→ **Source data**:
================================

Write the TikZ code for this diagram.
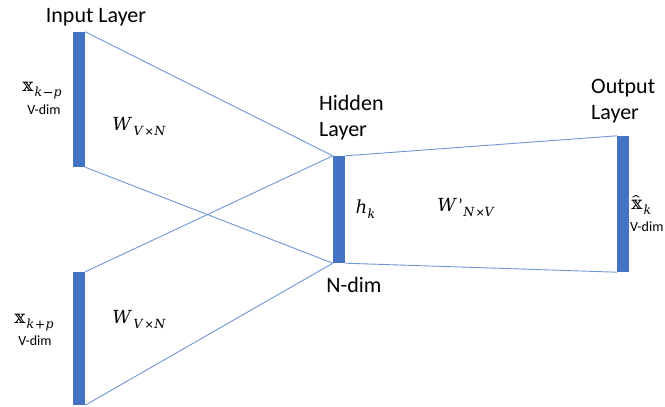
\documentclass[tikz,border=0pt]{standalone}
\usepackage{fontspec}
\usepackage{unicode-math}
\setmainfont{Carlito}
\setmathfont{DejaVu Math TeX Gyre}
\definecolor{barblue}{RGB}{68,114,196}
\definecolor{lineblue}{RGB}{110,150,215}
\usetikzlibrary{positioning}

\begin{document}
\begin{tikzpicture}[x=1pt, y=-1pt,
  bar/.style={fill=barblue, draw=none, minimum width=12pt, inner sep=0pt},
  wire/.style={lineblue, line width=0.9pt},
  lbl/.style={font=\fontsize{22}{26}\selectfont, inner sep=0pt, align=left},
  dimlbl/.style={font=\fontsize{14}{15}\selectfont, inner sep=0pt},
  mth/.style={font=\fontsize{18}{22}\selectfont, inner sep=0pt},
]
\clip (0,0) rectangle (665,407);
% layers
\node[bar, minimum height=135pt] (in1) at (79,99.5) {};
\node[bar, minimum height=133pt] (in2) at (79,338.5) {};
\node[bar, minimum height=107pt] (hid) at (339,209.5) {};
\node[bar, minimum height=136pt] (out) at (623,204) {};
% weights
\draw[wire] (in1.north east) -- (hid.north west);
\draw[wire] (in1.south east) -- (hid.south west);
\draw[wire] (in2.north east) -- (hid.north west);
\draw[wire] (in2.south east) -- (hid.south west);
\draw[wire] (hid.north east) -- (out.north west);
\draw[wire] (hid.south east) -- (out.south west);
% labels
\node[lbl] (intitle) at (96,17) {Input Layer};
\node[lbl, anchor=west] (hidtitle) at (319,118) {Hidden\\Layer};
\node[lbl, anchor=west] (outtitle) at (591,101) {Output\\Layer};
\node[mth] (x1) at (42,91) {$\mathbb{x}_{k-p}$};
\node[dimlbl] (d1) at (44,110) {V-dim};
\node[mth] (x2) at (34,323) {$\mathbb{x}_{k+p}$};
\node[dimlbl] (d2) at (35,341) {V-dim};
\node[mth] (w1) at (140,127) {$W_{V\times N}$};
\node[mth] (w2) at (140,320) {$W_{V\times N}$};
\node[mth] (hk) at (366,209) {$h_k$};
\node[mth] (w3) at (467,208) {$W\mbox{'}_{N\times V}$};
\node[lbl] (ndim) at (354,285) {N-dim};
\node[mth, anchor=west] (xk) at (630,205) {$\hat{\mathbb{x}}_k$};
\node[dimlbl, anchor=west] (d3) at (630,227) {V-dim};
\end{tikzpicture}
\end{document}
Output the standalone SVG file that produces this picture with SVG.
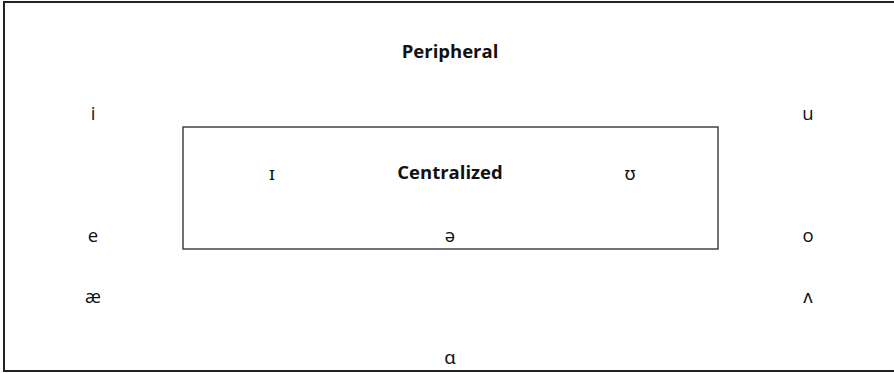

================================

→ **YOUR TASK**:
Quote the data above in full, leaving out the pictures it holds.

→ **THE SOLUTION**:
Write the TikZ code for this diagram.
\documentclass[tikz,border=0pt]{standalone}
\usepackage{fontspec}
\usepackage{unicode-math}
\setmainfont{Carlito}
\setmathfont{DejaVu Math TeX Gyre}
\definecolor{barblue}{RGB}{68,114,196}
\definecolor{lineblue}{RGB}{110,150,215}
\usetikzlibrary{positioning}

\begin{document}
\begin{tikzpicture}[x=1pt, y=-1pt,
  bar/.style={fill=barblue, draw=none, minimum width=12pt, inner sep=0pt},
  wire/.style={lineblue, line width=0.9pt},
  lbl/.style={font=\fontsize{22}{26}\selectfont, inner sep=0pt, align=left},
  dimlbl/.style={font=\fontsize{14}{15}\selectfont, inner sep=0pt},
  mth/.style={font=\fontsize{18}{22}\selectfont, inner sep=0pt},
]
\clip (0,0) rectangle (665,407);
% layers
\node[bar, minimum height=135pt] (in1) at (79,99.5) {};
\node[bar, minimum height=133pt] (in2) at (79,338.5) {};
\node[bar, minimum height=107pt] (hid) at (339,209.5) {};
\node[bar, minimum height=136pt] (out) at (623,204) {};
% weights
\draw[wire] (in1.north east) -- (hid.north west);
\draw[wire] (in1.south east) -- (hid.south west);
\draw[wire] (in2.north east) -- (hid.north west);
\draw[wire] (in2.south east) -- (hid.south west);
\draw[wire] (hid.north east) -- (out.north west);
\draw[wire] (hid.south east) -- (out.south west);
% labels
\node[lbl] (intitle) at (96,17) {Input Layer};
\node[lbl, anchor=west] (hidtitle) at (319,118) {Hidden\\Layer};
\node[lbl, anchor=west] (outtitle) at (591,101) {Output\\Layer};
\node[mth] (x1) at (42,91) {$\mathbb{x}_{k-p}$};
\node[dimlbl] (d1) at (44,110) {V-dim};
\node[mth] (x2) at (34,323) {$\mathbb{x}_{k+p}$};
\node[dimlbl] (d2) at (35,341) {V-dim};
\node[mth] (w1) at (140,127) {$W_{V\times N}$};
\node[mth] (w2) at (140,320) {$W_{V\times N}$};
\node[mth] (hk) at (366,209) {$h_k$};
\node[mth] (w3) at (467,208) {$W\mbox{'}_{N\times V}$};
\node[lbl] (ndim) at (354,285) {N-dim};
\node[mth, anchor=west] (xk) at (630,205) {$\hat{\mathbb{x}}_k$};
\node[dimlbl, anchor=west] (d3) at (630,227) {V-dim};
\end{tikzpicture}
\end{document}
Output the standalone SVG file that produces this picture with SVG.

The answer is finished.